Back in 2007, when Lindsay was young, hot and seemingly had a long career of Hollywood stardom stretching out before her, I awarded the actress the championship for most brazen and manifestly ridiculous excuse ever. She had just been arrested for driving intoxicated and possession of cocaine, which had been found in the pocket of her jeans. Lindsay’s professions of innocence were that 1) she wasn’t driving her own car and 2) “These aren’t my pants!”

But like so many records, this one was short-lived. In 2012, The Smoking Gun reported that in Wisconsin police responded to a domestic abuse call to find Mrs. Michael West [Note: NOT the spouse of the Ethics Alarms commenter] bleeding from her face and saying that her husband Michael beat and tried to strangle her. Confronted by the officers, Mr. West (above, next to Lindsay) explained that he was innocent. A ghost did it.

That pushed Lindsay to second place, and those standings held for another 13 years…until this month. Brian and Sara Wilks [above] of Houston, Texas were at Miramar Beach with their four children on October 11when they left their baby alone under a tent for about an hour as they walked up the beach with their more mobile offspring.

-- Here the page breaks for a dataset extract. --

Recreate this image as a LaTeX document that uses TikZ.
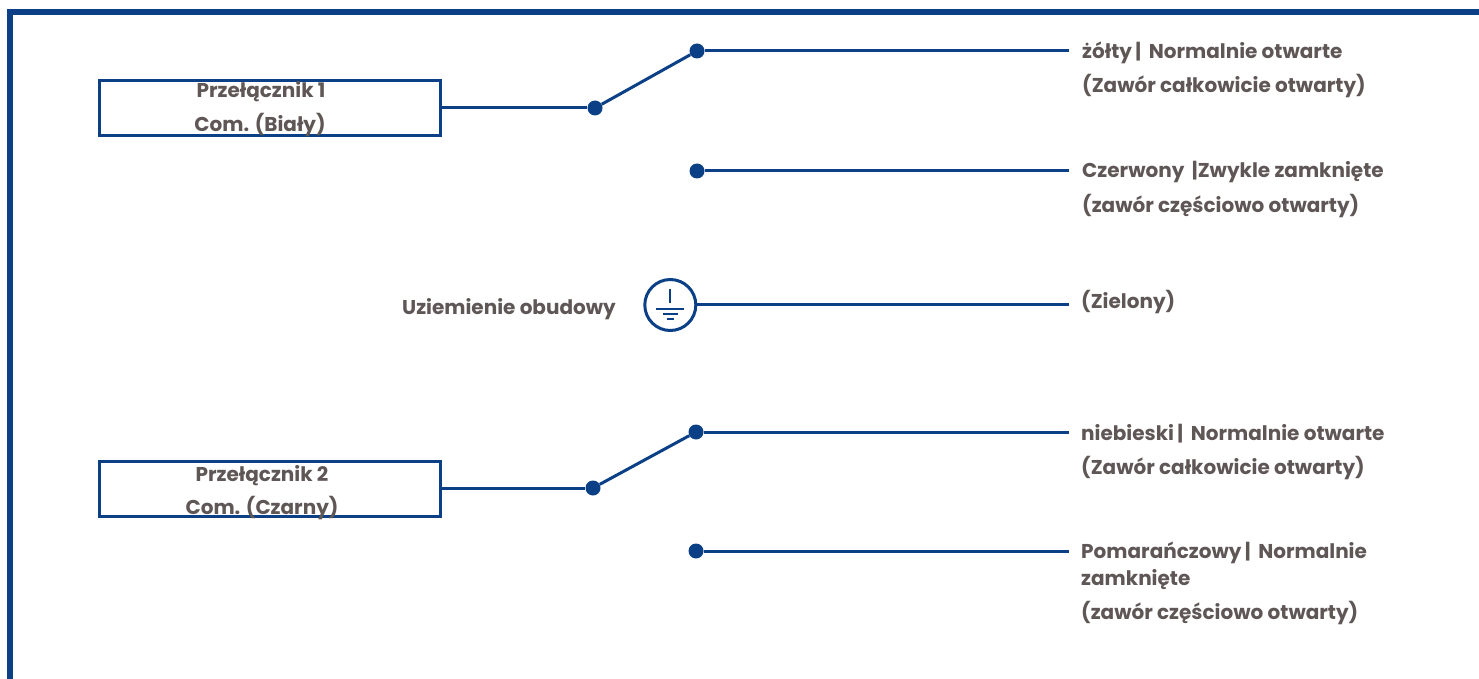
\documentclass[tikz,border=0pt]{standalone}
\usepackage{fontspec}
\setmainfont{Poppins}[BoldFont={Poppins Bold}]
\definecolor{wire}{HTML}{0B3F86}
\definecolor{txt}{HTML}{5F5756}
\tikzset{
  wireline/.style={draw=wire,line width=3pt},
  dotnode/.style={circle,fill=wire,inner sep=0pt,minimum size=15pt},
  boxnode/.style={draw=wire,line width=3pt,fill=white,minimum width=341pt,minimum height=55pt,inner sep=0pt},
  lab/.style={font=\fontsize{20}{20}\selectfont\bfseries,text=txt,inner sep=0pt,anchor=base west},
  clab/.style={font=\fontsize{20}{20}\selectfont\bfseries,text=txt,inner sep=0pt,anchor=base}
}
\begin{document}
\begin{tikzpicture}[x=1pt,y=-1pt]
\useasboundingbox (0,0) rectangle (1479,679);
\fill[white] (0,0) rectangle (1479,679);
\draw[draw=wire,line width=6pt] (9.5,679) -- (9.5,12) -- (1479,12);

% Switch 1
\node[boxnode] (b1) at (269.5,108.5) {};
\node[clab] (b1a) at (261,98) {Przełącznik 1};
\node[clab] (b1b) at (260,132) {Com. (Biały)};
\node[dotnode] (c1) at (595,108) {};
\node[dotnode] (n1) at (697,51) {};
\node[dotnode] (n2) at (697,171) {};
\coordinate (e1) at (1069,51);
\coordinate (e2) at (1069,171);
\draw[wireline] (b1.east |- c1) -- (c1);
\draw[wireline] (c1) -- (n1);
\draw[wireline] (n1) -- (e1);
\draw[wireline] (n2) -- (e2);
\node[lab] (t1) at (1082,59) {żółty\,|\, Normalnie otwarte};
\node[lab] (t1b) at (1082,93) {(Zawór całkowicie otwarty)};
\node[lab] (t2) at (1082,178) {Czerwony \,|Zwykle zamknięte};
\node[lab] (t2b) at (1082,212) {(zawór częściowo otwarty)};

% Ground
\node[clab] (g) at (509,314.5) {Uziemienie obudowy};
\node[circle,draw=wire,line width=3pt,minimum size=51pt,inner sep=0pt] (gc) at (670.3,305) {};
\coordinate (e3) at (1069,304);
\draw[wireline] (gc.east |- e3) -- (e3);
\draw[draw=wire,line width=2pt] (670,289) -- (670,303);
\draw[draw=wire,line width=2pt] (656,308.5) -- (684,308.5);
\draw[draw=wire,line width=2pt] (663,314) -- (678,314);
\draw[draw=wire,line width=2pt] (667,319) -- (674,319);
\node[lab] (t3) at (1081,308.5) {(Zielony)};

% Switch 2
\node[boxnode] (b2) at (269.5,488.5) {};
\node[clab] (b2a) at (262,481) {Przełącznik 2};
\node[clab] (b2b) at (262,514) {Com. (Czarny)};
\node[dotnode] (c2) at (593,488) {};
\node[dotnode] (n3) at (696,432) {};
\node[dotnode] (n4) at (696,551) {};
\coordinate (e4) at (1069,432);
\coordinate (e5) at (1069,551);
\draw[wireline] (b2.east |- c2) -- (c2);
\draw[wireline] (c2) -- (n3);
\draw[wireline] (n3) -- (e4);
\draw[wireline] (n4) -- (e5);
\node[lab] (t4) at (1081,440) {niebieski\,|\, Normalnie otwarte};
\node[lab] (t4b) at (1081,474) {(Zawór całkowicie otwarty)};
\node[lab] (t5) at (1081,558) {Pomarańczowy\,|\, Normalnie};
\node[lab] (t5b) at (1081,585) {zamknięte};
\node[lab] (t5c) at (1081,619) {(zawór częściowo otwarty)};
\end{tikzpicture}
\end{document}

Officers responded to reports of an unattended infant on the beach, and witnesses told police that the baby had been left alone while the family wandered off. When Brian, 40, and Sara, 37, returned to the scene they found police waiting as some charitable bystanders took care of the infant. Mom and Dad admitted to placing the child under the tent for a nap before leaving with their other children.

Their explanation of how an infant ended up alone on a public beach for more than an hour?

They “lost track of time.”

You know: it can happen to anyone! And up go the Wilkses to the top of the “Worst Excuse Ever” rankings. Sorry Lindsay.